- GIVEN INFORMATION
* * * * * * * * *
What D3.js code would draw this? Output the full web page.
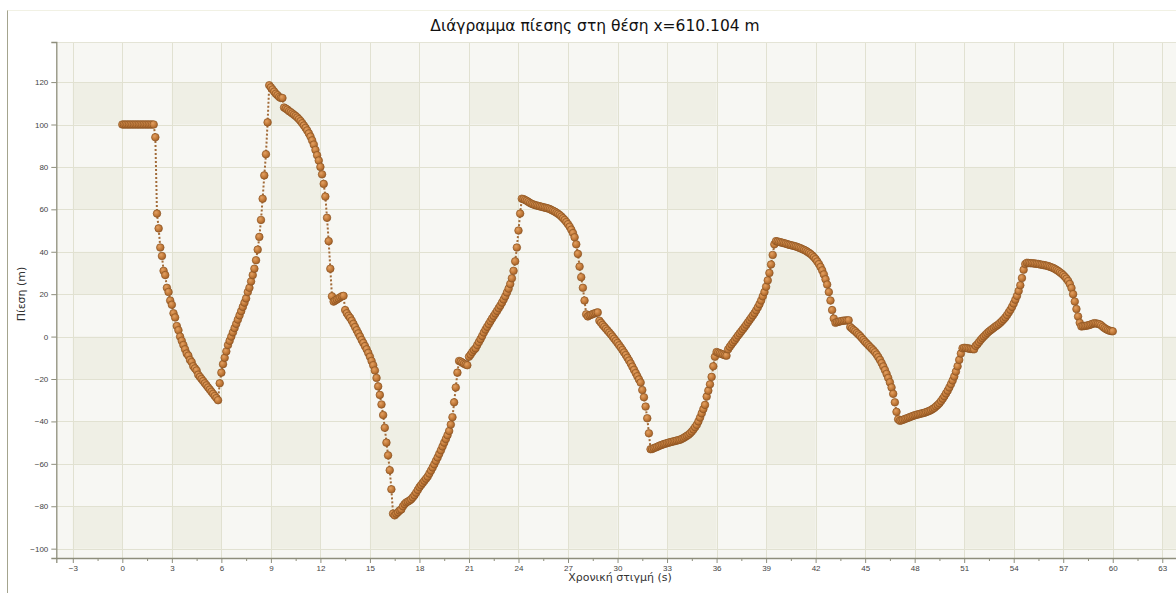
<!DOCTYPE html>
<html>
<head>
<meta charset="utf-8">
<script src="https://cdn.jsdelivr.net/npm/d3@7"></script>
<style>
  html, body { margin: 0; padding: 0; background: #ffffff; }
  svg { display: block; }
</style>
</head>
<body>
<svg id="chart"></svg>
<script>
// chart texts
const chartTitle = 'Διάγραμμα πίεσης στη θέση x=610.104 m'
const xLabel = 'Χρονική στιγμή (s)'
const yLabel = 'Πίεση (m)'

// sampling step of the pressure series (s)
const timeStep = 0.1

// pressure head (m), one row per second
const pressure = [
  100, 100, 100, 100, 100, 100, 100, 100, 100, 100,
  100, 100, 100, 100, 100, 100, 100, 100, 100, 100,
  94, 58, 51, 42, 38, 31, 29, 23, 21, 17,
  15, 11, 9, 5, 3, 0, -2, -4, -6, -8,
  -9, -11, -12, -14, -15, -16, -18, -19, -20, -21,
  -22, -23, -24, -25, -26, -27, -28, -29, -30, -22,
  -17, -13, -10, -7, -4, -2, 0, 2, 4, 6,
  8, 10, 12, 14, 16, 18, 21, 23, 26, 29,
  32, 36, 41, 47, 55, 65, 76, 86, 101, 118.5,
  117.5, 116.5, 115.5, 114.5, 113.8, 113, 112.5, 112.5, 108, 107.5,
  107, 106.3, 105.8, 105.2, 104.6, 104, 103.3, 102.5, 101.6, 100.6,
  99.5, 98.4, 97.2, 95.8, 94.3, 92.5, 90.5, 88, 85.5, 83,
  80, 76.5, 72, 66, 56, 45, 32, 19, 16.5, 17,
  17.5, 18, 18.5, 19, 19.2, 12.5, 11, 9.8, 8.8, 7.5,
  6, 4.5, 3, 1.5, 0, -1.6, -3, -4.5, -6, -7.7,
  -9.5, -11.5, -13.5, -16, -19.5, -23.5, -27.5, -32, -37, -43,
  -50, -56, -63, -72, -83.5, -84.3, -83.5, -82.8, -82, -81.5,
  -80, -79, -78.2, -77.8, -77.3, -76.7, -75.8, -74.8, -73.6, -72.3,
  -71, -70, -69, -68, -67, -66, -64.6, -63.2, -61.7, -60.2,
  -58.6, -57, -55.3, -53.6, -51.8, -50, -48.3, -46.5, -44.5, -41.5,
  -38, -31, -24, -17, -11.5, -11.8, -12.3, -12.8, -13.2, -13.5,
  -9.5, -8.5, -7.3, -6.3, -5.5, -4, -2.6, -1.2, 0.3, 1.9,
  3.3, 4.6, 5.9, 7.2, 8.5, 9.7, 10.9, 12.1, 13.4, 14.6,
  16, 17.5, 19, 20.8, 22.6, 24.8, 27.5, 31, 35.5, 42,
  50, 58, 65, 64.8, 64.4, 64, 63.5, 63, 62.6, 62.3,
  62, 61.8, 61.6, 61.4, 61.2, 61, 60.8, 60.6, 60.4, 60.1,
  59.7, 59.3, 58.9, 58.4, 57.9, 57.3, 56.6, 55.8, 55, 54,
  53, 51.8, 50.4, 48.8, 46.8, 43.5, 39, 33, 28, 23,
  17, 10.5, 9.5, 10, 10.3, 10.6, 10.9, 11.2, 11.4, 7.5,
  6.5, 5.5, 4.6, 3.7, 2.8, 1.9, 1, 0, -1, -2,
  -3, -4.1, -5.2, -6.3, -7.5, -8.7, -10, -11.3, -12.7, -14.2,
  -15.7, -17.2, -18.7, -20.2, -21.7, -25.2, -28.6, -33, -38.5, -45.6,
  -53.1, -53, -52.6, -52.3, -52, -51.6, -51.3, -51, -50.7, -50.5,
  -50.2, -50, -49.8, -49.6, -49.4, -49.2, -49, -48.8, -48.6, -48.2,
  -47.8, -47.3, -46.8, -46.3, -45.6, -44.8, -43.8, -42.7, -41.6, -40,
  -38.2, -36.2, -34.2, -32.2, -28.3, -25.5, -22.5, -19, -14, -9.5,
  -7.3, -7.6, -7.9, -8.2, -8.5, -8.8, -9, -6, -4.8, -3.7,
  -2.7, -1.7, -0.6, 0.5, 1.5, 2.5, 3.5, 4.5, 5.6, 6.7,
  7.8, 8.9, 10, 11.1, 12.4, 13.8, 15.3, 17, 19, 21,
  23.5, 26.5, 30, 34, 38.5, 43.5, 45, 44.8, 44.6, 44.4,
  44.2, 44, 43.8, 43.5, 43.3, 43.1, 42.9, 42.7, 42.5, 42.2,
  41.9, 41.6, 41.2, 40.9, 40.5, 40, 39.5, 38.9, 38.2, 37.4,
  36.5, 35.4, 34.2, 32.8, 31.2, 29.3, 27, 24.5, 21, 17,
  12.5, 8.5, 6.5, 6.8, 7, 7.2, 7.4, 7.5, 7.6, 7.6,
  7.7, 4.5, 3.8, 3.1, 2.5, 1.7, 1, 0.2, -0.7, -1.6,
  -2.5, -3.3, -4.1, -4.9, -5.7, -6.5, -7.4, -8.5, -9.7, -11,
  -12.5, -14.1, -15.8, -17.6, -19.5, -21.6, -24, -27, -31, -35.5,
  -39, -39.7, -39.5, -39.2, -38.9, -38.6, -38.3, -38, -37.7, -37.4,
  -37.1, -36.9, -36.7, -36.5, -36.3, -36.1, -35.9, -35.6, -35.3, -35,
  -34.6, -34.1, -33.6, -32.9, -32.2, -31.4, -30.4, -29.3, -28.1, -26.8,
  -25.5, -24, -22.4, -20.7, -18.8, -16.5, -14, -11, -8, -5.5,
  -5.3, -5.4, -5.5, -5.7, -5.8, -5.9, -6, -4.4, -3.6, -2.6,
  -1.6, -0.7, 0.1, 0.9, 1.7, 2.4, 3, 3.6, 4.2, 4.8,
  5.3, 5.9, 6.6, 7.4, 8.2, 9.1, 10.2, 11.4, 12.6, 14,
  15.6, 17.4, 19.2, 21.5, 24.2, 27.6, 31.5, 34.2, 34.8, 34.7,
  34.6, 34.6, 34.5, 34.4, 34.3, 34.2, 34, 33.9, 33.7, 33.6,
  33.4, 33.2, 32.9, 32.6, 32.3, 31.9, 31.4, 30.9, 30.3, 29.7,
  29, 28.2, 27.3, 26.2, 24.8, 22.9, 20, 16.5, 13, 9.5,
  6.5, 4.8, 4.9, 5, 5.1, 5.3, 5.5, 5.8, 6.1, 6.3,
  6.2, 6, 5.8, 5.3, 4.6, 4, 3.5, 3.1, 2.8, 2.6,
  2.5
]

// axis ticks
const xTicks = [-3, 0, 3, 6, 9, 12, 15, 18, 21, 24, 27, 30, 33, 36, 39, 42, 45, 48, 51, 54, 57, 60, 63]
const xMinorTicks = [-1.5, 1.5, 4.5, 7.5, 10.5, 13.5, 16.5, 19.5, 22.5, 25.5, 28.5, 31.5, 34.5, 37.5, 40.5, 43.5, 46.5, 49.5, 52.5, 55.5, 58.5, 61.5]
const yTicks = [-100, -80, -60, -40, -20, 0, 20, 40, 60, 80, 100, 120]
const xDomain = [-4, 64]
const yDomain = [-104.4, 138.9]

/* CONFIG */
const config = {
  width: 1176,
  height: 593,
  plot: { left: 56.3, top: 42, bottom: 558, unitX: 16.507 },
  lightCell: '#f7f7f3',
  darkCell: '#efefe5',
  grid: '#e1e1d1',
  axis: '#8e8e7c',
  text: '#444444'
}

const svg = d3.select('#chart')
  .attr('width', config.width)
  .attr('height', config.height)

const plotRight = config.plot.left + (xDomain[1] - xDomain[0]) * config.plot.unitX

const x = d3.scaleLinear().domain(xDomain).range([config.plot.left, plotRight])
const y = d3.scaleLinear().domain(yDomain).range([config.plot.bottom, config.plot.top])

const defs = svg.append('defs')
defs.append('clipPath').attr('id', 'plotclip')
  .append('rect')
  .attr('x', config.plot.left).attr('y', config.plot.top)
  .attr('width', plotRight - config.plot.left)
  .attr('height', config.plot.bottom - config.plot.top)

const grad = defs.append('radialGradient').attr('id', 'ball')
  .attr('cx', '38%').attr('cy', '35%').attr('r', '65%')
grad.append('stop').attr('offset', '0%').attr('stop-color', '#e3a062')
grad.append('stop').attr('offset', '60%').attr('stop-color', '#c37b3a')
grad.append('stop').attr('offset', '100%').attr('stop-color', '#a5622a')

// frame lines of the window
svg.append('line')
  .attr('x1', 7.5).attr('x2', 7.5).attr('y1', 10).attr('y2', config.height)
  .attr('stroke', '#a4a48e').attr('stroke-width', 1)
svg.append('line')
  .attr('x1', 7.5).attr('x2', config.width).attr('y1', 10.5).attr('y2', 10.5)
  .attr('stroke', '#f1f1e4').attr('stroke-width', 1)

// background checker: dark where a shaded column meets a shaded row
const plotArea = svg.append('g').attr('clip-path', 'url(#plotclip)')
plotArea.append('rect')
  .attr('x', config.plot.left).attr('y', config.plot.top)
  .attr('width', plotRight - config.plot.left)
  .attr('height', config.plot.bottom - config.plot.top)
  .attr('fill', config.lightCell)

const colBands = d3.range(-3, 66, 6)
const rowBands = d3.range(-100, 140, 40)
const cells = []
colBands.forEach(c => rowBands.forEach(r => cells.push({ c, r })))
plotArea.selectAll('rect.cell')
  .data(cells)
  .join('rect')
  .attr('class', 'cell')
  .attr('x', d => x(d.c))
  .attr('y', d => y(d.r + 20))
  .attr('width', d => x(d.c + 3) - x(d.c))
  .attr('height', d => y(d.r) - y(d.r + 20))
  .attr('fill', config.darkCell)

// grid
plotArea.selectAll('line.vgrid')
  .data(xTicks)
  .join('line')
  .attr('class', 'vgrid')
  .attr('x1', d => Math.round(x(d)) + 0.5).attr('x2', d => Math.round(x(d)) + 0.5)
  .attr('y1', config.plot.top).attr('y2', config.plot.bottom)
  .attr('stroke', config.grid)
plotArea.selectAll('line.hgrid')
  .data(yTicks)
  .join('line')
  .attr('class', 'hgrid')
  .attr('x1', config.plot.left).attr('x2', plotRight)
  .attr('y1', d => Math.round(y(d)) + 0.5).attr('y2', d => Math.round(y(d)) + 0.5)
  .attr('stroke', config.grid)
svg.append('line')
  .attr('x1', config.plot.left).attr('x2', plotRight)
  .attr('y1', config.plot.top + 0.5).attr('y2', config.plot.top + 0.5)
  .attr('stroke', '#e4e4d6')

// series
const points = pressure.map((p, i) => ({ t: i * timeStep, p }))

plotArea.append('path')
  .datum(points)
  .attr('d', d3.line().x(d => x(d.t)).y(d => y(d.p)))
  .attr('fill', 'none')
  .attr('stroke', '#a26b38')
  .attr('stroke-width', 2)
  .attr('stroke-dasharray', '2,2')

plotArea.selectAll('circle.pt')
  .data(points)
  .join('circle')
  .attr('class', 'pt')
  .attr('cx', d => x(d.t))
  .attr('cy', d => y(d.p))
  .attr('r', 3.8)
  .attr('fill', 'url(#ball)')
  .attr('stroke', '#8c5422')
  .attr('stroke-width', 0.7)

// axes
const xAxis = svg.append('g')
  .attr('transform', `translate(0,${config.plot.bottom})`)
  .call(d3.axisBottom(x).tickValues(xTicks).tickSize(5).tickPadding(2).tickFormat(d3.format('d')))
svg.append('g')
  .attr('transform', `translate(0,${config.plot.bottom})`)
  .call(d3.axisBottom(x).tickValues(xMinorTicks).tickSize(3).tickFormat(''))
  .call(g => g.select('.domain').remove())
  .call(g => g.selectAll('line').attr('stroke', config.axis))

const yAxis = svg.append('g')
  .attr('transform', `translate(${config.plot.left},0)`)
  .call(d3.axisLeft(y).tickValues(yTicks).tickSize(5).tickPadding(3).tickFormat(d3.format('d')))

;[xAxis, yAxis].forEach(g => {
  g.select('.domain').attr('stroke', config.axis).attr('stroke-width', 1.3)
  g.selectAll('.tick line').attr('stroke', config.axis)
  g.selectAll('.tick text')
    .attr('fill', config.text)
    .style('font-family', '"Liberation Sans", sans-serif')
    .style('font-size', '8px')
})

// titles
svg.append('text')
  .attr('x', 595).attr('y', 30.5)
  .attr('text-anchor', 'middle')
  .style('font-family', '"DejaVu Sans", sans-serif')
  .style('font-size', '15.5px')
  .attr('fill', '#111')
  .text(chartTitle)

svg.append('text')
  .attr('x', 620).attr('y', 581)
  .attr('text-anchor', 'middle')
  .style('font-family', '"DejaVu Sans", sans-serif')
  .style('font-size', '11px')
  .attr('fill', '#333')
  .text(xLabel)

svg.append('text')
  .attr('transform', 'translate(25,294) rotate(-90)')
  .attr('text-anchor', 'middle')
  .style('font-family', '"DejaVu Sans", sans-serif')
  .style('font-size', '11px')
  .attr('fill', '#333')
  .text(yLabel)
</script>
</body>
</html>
* * * * * * * * *
Repeat, exactly and in full, each line from the start of the data to the line that contains "const yLabel = 'Πίεση (m)'". Pictures do not go in.

- COMPLETED TASK
What D3.js code would draw this? Output the full web page.
<!DOCTYPE html>
<html>
<head>
<meta charset="utf-8">
<script src="https://cdn.jsdelivr.net/npm/d3@7"></script>
<style>
  html, body { margin: 0; padding: 0; background: #ffffff; }
  svg { display: block; }
</style>
</head>
<body>
<svg id="chart"></svg>
<script>
// chart texts
const chartTitle = 'Διάγραμμα πίεσης στη θέση x=610.104 m'
const xLabel = 'Χρονική στιγμή (s)'
const yLabel = 'Πίεση (m)'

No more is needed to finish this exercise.